The start of the year is a great time to look at pricing. Usually, you have an idea of how your company fared the year prior, and you want to ensure you will continue to grow in the months to come. Many of us make New Year’s resolutions with respect to spending or saving in our personal lives, and it’s no different for business owners. Making sure your pricing is in line with where it should be is one of the strongest ways to start the year the right way.

Part of looking at your price book is finding where the issues are, and that can take time. An HVAC company in January is going to be very busy, so it’s a difficult time for a close look. However, a plumbing company might not be as busy. Whenever you tackle this job, your best bet is to look at what your labor rates are. Start there, and let it trickle down across the board. Ask yourself, “Are my labor rates helping my business stay profitable?”

Remember, there are many different services out there and many different groups or communities that you can engage. Never hesitate to say, “Hey, I’m a business owner in Florida. What should my labor rates be?” You can build your price from there. There are also some great billable hour calculators available.

Set Goals

There is no better time of year for looking inward than January. Set your personal goals and company goals for the following 12 months. If you can break those down into departmental goals, even better! Perhaps that means a CSR booking closing rates a little better, or a truck doing 250,000 a year rather than 200,000.

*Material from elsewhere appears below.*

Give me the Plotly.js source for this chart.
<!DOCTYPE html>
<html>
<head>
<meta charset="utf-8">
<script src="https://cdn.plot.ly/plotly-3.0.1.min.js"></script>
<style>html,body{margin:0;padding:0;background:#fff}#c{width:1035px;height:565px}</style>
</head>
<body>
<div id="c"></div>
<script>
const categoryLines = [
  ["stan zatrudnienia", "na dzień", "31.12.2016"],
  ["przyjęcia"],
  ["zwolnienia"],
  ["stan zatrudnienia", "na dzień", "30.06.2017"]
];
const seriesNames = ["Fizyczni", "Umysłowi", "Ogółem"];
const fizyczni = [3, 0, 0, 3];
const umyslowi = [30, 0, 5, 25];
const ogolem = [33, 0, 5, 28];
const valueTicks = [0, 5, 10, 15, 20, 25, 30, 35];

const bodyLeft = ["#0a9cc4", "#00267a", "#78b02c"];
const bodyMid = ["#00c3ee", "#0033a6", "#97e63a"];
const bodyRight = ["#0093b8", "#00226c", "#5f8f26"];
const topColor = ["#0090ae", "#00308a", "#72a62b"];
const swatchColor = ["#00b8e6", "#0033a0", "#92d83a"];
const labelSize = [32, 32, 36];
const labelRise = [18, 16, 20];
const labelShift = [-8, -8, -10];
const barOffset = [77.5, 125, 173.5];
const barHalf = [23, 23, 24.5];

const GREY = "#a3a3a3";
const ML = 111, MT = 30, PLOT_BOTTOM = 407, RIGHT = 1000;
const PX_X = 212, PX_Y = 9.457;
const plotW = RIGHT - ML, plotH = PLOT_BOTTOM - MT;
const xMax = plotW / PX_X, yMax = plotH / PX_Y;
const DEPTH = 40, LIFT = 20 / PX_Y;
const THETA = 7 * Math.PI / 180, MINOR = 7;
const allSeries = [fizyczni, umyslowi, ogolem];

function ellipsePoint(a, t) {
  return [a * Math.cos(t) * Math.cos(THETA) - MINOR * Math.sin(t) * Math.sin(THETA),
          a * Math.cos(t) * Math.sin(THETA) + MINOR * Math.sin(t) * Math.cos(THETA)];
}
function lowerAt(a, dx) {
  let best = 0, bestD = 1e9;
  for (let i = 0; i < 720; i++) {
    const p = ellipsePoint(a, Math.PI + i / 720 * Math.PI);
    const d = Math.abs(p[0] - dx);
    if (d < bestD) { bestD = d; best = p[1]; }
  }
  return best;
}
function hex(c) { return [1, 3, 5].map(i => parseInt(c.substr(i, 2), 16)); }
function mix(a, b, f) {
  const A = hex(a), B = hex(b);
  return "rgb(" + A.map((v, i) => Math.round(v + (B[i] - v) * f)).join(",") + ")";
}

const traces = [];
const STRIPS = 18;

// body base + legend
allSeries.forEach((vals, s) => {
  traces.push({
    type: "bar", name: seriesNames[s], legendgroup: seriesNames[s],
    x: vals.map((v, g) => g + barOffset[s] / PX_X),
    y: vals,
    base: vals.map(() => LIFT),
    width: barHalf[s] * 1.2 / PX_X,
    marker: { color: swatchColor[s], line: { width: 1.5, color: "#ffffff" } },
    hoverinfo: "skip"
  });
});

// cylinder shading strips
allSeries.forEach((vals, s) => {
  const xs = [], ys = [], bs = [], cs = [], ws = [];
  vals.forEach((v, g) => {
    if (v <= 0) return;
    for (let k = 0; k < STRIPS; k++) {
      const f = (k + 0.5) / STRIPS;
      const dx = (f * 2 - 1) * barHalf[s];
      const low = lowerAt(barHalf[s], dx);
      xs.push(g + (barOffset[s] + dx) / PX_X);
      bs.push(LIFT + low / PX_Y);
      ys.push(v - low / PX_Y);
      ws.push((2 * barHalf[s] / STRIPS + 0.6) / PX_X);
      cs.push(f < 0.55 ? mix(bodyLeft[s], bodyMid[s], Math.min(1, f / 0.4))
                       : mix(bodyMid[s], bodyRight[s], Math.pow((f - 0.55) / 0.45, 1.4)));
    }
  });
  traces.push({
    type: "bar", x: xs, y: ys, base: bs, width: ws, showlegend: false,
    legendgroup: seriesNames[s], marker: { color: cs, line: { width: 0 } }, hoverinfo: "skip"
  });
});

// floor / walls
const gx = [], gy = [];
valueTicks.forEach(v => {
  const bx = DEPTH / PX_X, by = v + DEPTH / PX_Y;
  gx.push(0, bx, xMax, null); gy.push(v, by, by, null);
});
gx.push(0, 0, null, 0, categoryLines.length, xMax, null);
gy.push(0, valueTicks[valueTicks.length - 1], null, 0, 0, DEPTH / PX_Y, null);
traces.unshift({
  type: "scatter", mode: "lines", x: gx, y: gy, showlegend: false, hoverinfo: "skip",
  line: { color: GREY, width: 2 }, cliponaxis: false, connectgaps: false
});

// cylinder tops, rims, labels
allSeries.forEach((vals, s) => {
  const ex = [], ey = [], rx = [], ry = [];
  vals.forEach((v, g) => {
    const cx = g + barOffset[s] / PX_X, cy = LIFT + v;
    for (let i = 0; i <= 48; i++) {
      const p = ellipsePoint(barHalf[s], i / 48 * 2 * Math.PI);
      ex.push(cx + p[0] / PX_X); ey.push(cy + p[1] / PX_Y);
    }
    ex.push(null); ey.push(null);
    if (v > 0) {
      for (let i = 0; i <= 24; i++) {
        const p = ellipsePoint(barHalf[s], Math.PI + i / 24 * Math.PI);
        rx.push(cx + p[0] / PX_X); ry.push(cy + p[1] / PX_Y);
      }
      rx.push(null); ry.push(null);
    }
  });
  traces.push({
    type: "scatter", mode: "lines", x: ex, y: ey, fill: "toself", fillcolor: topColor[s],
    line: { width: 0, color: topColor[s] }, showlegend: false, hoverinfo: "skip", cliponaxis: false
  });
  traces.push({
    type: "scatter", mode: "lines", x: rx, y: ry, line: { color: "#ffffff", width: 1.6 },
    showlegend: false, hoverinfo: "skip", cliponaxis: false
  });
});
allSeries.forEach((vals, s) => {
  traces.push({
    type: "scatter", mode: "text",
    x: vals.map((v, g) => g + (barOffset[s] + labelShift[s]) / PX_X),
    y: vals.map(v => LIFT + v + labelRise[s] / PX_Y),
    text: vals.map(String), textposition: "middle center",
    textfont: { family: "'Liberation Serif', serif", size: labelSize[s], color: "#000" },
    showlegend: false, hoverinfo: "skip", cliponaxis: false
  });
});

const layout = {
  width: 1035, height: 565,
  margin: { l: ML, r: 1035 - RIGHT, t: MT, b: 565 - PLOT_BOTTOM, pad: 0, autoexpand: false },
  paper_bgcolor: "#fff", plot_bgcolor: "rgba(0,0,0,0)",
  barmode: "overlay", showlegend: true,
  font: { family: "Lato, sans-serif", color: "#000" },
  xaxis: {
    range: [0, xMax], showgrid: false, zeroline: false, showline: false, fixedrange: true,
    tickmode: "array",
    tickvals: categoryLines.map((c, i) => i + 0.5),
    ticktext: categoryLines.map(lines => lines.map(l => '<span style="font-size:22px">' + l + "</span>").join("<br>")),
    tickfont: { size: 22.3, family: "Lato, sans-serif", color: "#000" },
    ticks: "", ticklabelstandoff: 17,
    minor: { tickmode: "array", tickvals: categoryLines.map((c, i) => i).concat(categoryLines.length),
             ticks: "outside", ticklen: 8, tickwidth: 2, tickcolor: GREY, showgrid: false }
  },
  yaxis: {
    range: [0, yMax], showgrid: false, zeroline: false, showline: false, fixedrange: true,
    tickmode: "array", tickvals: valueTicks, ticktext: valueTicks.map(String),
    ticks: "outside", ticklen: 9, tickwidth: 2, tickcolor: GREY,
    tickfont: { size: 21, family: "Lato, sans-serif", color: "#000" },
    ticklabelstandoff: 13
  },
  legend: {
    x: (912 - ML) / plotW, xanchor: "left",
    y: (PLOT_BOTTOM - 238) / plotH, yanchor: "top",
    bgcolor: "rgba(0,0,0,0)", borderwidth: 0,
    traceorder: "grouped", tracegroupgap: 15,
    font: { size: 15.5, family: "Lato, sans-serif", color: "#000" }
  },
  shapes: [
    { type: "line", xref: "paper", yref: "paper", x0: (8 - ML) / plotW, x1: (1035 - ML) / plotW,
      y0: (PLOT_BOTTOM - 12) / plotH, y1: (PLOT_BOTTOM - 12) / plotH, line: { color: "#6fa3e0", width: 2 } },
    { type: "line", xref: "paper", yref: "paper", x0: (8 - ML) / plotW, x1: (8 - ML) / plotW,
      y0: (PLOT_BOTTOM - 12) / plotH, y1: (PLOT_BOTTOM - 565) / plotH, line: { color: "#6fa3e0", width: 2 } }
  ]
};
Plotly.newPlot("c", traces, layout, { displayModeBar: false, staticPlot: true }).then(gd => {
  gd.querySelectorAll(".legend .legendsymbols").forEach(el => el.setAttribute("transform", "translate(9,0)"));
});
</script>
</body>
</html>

Many companies have found that using an Objectives and Key Results (OKRs) goal-setting system pays off. Looking for a guidebook when it comes to OKRs? Check out Measure What Matters: How Google, Bono, and the Gates Foundation Rock the World with OKRs by John Doerr. 

One key question is the best way to handle setting goals: Is it smarter for business owners to handle this solo, together with staff, or to delegate completely? 

The best approach is to set goals at the department level. As an owner, you need to take the time to understand what the goals are in each department, and make sure they are in line with your goals for the company. No one likes to set unattainable goals for themselves, so make sure you push your departments to set goals that are lofty, rather than simple ones to feel good about hitting. Entrust your staff to aim higher, and watch how they respond.